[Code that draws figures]
——
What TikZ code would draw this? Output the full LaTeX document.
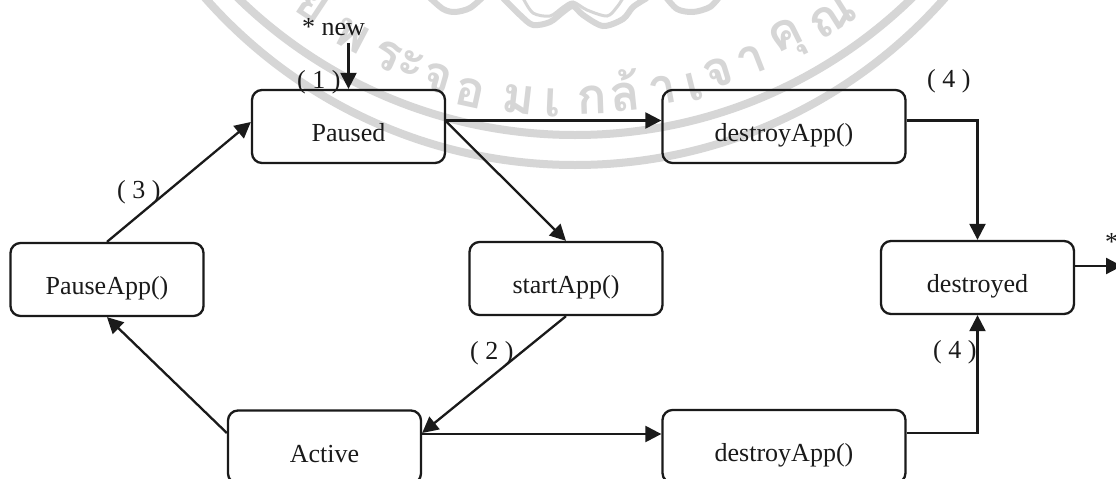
\documentclass[tikz,border=0pt]{standalone}
\usepackage{fontspec}
\setmainfont{Liberation Serif}
\newfontfamily\thaifont[Script=Thai]{Loma}
\usetikzlibrary{arrows.meta}
\definecolor{ink}{HTML}{1A1A1A}
\definecolor{wm}{HTML}{D6D6D6}
\newcommand{\boxtext}[1]{\raisebox{-15pt}[0pt][0pt]{#1}}
\tikzset{
  x=1pt,y=-1pt,
  state/.style={draw=ink,line width=2.3pt,rounded corners=10pt,fill=none,inner sep=0pt,
    text=ink,font=\fontsize{26}{30}\selectfont},
  wide/.style={state,minimum width=193pt,minimum height=73pt},
  wider/.style={state,minimum width=243pt,minimum height=73pt},
  tag/.style={anchor=base west,inner sep=0pt,text=ink,font=\fontsize{26}{30}\selectfont},
  conn/.style={draw=ink,line width=2.3pt,-{Triangle[length=16pt,width=16pt]}},
  band/.style={draw=wm,line width=8pt,fill=none},
  ribbon/.style={draw=wm,line width=6pt,fill=none},
  glyph/.style={text=wm,inner sep=0pt,font=\thaifont\bfseries\fontsize{50}{54}\selectfont}
}
\begin{document}
\begin{tikzpicture}
\useasboundingbox (0,0) rectangle (1116,479);
\clip (0,0) rectangle (1116,479);
\fill[white] (0,0) rectangle (1116,479);
% watermark
\draw[band] (575,-348) circle[radius=483];
\draw[band] (575,-328) circle[radius=493];
\draw[ribbon] plot[smooth] coordinates {(428,-4)(443,9)(455,12)(470,8)(484,-4)};
\draw[ribbon] plot[smooth] coordinates {(665,-4)(677,9)(693,12)(710,7)(720,-4)};
\draw[ribbon] plot[smooth] coordinates {(503,-2)(520,15)(533,25)(550,22)(563,12)(573,6)(583,15)(603,26)(623,19)(633,7)(647,-2)};
\draw[ribbon,line width=3pt] plot[smooth] coordinates {(523,-2)(533,13)(550,16)(563,7)(573,2)(587,10)(607,16)(617,7)(623,-2)};
\foreach \ch/\gx/\gy in {ย/312/6,พ/352/36,ร/387/56,ะ/411/64,จ/437/78,อ/470/93,ม/518/100,เ/553/103,ก/592/100,ล้/625/90,า/663/90,เ/694/87,จ/718/73,า/751/60,คุ/788/40,ณ/833/17}{
  \pgfmathsetmacro{\rot}{atan2(\gx-575,\gy+390)}
  \node[glyph,rotate=\rot] at (\gx,\gy) {\ch};
}
% states
\node[wide]  (paused)    at (348.5,126.5) {\boxtext{Paused}};
\node[wider] (destroyA)  at (784,126.5)   {\boxtext{destroyApp()}};
\node[wide]  (pause)     at (107,279.5)   {\boxtext{PauseApp()}};
\node[wide]  (start)     at (566,278.5)   {\boxtext{startApp()}};
\node[wide]  (destroyed) at (977.5,277.5) {\boxtext{destroyed}};
\node[wide]  (active)    at (324.5,447)   {\boxtext{Active}};
\node[wider] (destroyB)  at (784,446.5)   {\boxtext{destroyApp()}};
% free ends
\coordinate (newstart) at (348.5,43);
\coordinate (endpt) at (1122,266);
% connectors
\draw[conn] (newstart) -- (paused.north);
\draw[conn] ([yshift=6pt]paused.east) -- ([yshift=6pt]destroyA.west);
\draw[conn] ([yshift=5pt]paused.east) -- (start.north);
\draw[conn] ([yshift=6pt]destroyA.east) -| (destroyed.north);
\draw[conn] (destroyed.east |- endpt) -- (endpt);
\draw[conn] ([yshift=13.5pt]destroyB.east) -| (destroyed.south);
\draw[conn] (start.south) -- ([yshift=14pt]active.east);
\draw[conn] ([yshift=13pt]active.east) -- ([yshift=12.5pt]destroyB.west);
\draw[conn] ([yshift=14pt]active.west) -- (pause.south);
\draw[conn] (pause.north) -- ([yshift=4.5pt]paused.west);
% labels
\node[tag] (lnew) at (302,35) {* new};
\node[tag] (l1) at (297,88) {( 1 )};
\node[tag] (l3) at (117,198) {( 3 )};
\node[tag] (l4a) at (927,87) {( 4 )};
\node[tag] (l2) at (470,359) {( 2 )};
\node[tag] (l4b) at (933,358) {( 4 )};
\node[tag] (lend) at (1105,250) {*};
\end{tikzpicture}
\end{document}
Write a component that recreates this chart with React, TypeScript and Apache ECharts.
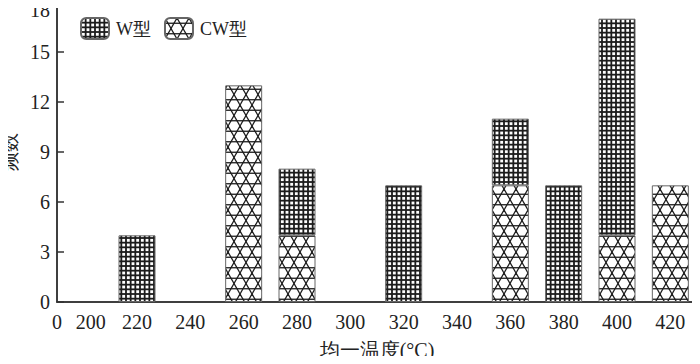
import React, { useEffect, useRef } from "react";
import * as echarts from "echarts";

const categories = ["200", "220", "240", "260", "280", "300", "320", "340", "360", "380", "400", "420"];
const wValues = [null, 4, null, null, 4, null, 7, null, 4, 7, 13, null];
const cwValues = [null, null, null, 13, 4, null, null, null, 7, null, 4, 7];
const yTicks = [0, 3, 6, 9, 12, 15, 18];
const xOriginLabel = "0";
const seriesNames = ["W型", "CW型"];

const FONT = "Liberation Serif, DejaVu Serif, serif";

function makeGridTile() {
  const c = document.createElement("canvas");
  const size = 14;
  c.width = size;
  c.height = size;
  const g = c.getContext("2d")!;
  g.fillStyle = "#ffffff";
  g.fillRect(0, 0, size, size);
  g.strokeStyle = "#1c1c1c";
  g.lineWidth = 1.8;
  const step = size / 3;
  for (let i = 0; i <= 3; i++) {
    const p = i * step;
    g.beginPath();
    g.moveTo(p, -1);
    g.lineTo(p, size + 1);
    g.stroke();
    g.beginPath();
    g.moveTo(-1, p);
    g.lineTo(size + 1, p);
    g.stroke();
  }
  return { c, w: size, h: size };
}

function makeKagomeTile() {
  const P = 12;
  const H = 10.5;
  const c = document.createElement("canvas");
  c.width = P;
  c.height = 2 * H;
  const g = c.getContext("2d")!;
  g.fillStyle = "#ffffff";
  g.fillRect(0, 0, P, 2 * H);
  g.strokeStyle = "#1c1c1c";
  g.lineWidth = 1.3;
  const off = H / 2;
  [off, off + H].forEach((y) => {
    g.beginPath();
    g.moveTo(-1, y);
    g.lineTo(P + 1, y);
    g.stroke();
  });
  const y0 = -2 * H;
  const y1 = 4 * H;
  for (let k = -4; k <= 4; k++) {
    g.beginPath();
    g.moveTo(P / 4 + k * P + ((y0 - off) / H) * (P / 2), y0);
    g.lineTo(P / 4 + k * P + ((y1 - off) / H) * (P / 2), y1);
    g.stroke();
    g.beginPath();
    g.moveTo(-P / 4 + k * P - ((y0 - off) / H) * (P / 2), y0);
    g.lineTo(-P / 4 + k * P - ((y1 - off) / H) * (P / 2), y1);
    g.stroke();
  }
  return { c, w: P, h: 2 * H };
}

export default function App() {
  const ref = useRef<HTMLDivElement>(null);
  useEffect(() => {
    if (!ref.current) return;
    const chart = echarts.init(ref.current, null, { renderer: "svg" });
    const gt = makeGridTile();
    const kt = makeKagomeTile();
    const wPattern: any = { image: gt.c, repeat: "repeat", imageWidth: gt.w, imageHeight: gt.h };
    const cwPattern: any = { image: kt.c, repeat: "repeat", imageWidth: kt.w, imageHeight: kt.h };
    const gridLeft = 57;
    const gridBottom = 62;
    chart.setOption({
      animation: false,
      textStyle: { fontFamily: FONT },
      grid: {
        left: gridLeft,
        right: 3,
        top: 2,
        bottom: gridBottom,
        outerBoundsMode: "none",
        containLabel: false,
        show: true,
        borderColor: "#333",
        borderWidth: 1.5,
        backgroundColor: "transparent",
      },
      legend: {
        data: seriesNames,
        left: 75,
        top: 12,
        itemWidth: 28,
        itemHeight: 21,
        itemGap: 13,
        textStyle: { fontFamily: FONT, fontSize: 18, color: "#222", padding: [0, 0, 0, 2] },
      },
      xAxis: {
        type: "category",
        data: categories,
        boundaryGap: true,
        name: "均一温度(°C)",
        nameLocation: "middle",
        nameGap: 38,
        nameTextStyle: { fontFamily: FONT, fontSize: 20, color: "#222" },
        axisLine: { lineStyle: { color: "#333", width: 1.5 } },
        axisTick: { inside: true, length: 7, lineStyle: { color: "#333", width: 1.5 }, alignWithLabel: false },
        axisLabel: {
          fontFamily: FONT,
          fontSize: 20,
          color: "#222",
          margin: 10,
          interval: 0,
          formatter: (v: string, i: number) => (i === 0 ? "{f|" + v + "}" : v),
          rich: { f: { fontFamily: FONT, fontSize: 20, color: "#222", padding: [0, 0, 0, 14] } },
        },
        splitLine: { show: false },
      },
      yAxis: {
        type: "value",
        min: yTicks[0],
        max: yTicks[yTicks.length - 1],
        interval: 3,
        name: "频数",
        nameLocation: "middle",
        nameGap: 33,
        nameRotate: 90,
        nameTextStyle: { fontFamily: FONT, fontSize: 19, color: "#222" },
        axisLine: { show: true, lineStyle: { color: "#333", width: 1.5 } },
        axisTick: { show: true, inside: true, length: 7, lineStyle: { color: "#333", width: 1.5 } },
        axisLabel: {
          fontFamily: FONT,
          fontSize: 20,
          color: "#222",
          margin: 7,
          formatter: (v: number) => (v === 18 ? "{t|" + v + "}" : String(v)),
          rich: { t: { fontFamily: FONT, fontSize: 20, color: "#222", padding: [16, 0, 0, 0] } },
        },
        splitLine: { show: false },
      },
      graphic: [
        {
          type: "text",
          left: gridLeft - 5,
          top: 364 - gridBottom + 10,
          style: { text: xOriginLabel, font: "20px " + FONT, fill: "#222" },
        },
      ],
      series: [
        {
          name: seriesNames[1],
          type: "bar",
          stack: "total",
          data: cwValues,
          barWidth: 37,
          itemStyle: { color: cwPattern, borderColor: "#666", borderWidth: 1 },
        },
        {
          name: seriesNames[0],
          type: "bar",
          stack: "total",
          data: wValues,
          barWidth: 37,
          itemStyle: { color: wPattern, borderColor: "#666", borderWidth: 1 },
        },
      ],
    });
    return () => chart.dispose();
  }, []);
  return <div ref={ref} style={{ width: 700, height: 364, margin: -8 }} />;
}
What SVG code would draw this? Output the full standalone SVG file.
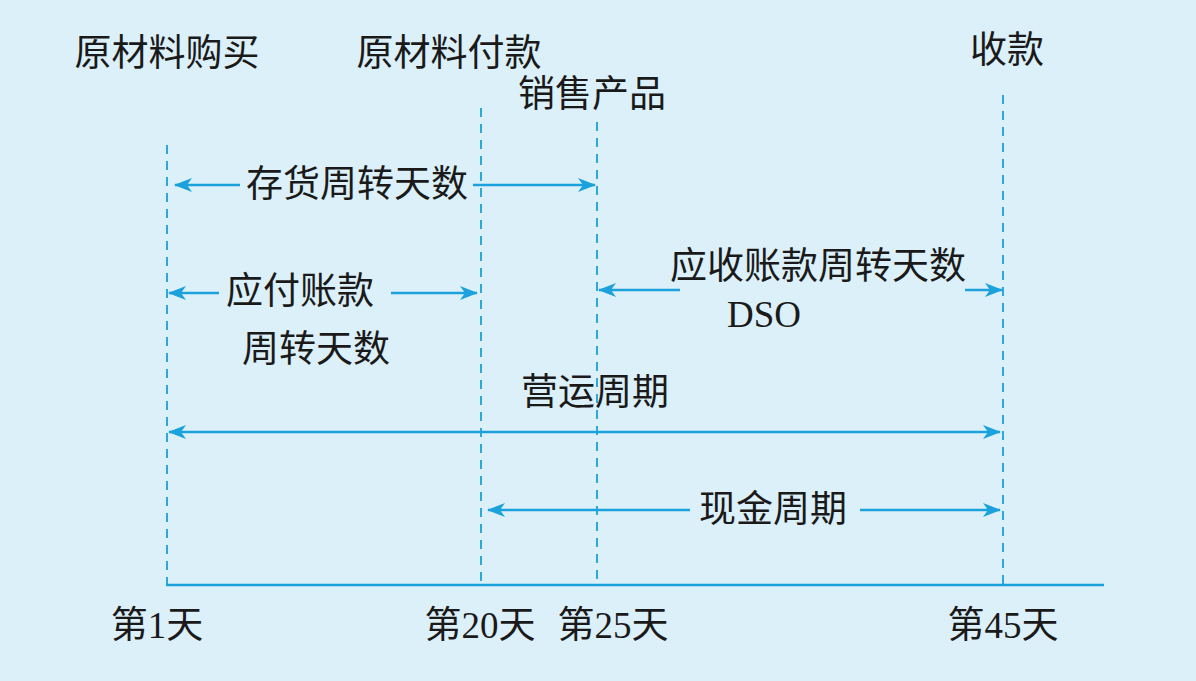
——
▶ [Goal of the exercise]: Reproduce exactly the lines above starting at the line containing "Write a component" and ending at the line containing "import * as", including both, but not the pictures.

▶ [The result]:
Write a component that recreates this chart with React, TypeScript and Apache ECharts.
import React, { useEffect, useRef } from "react";
import * as echarts from "echarts";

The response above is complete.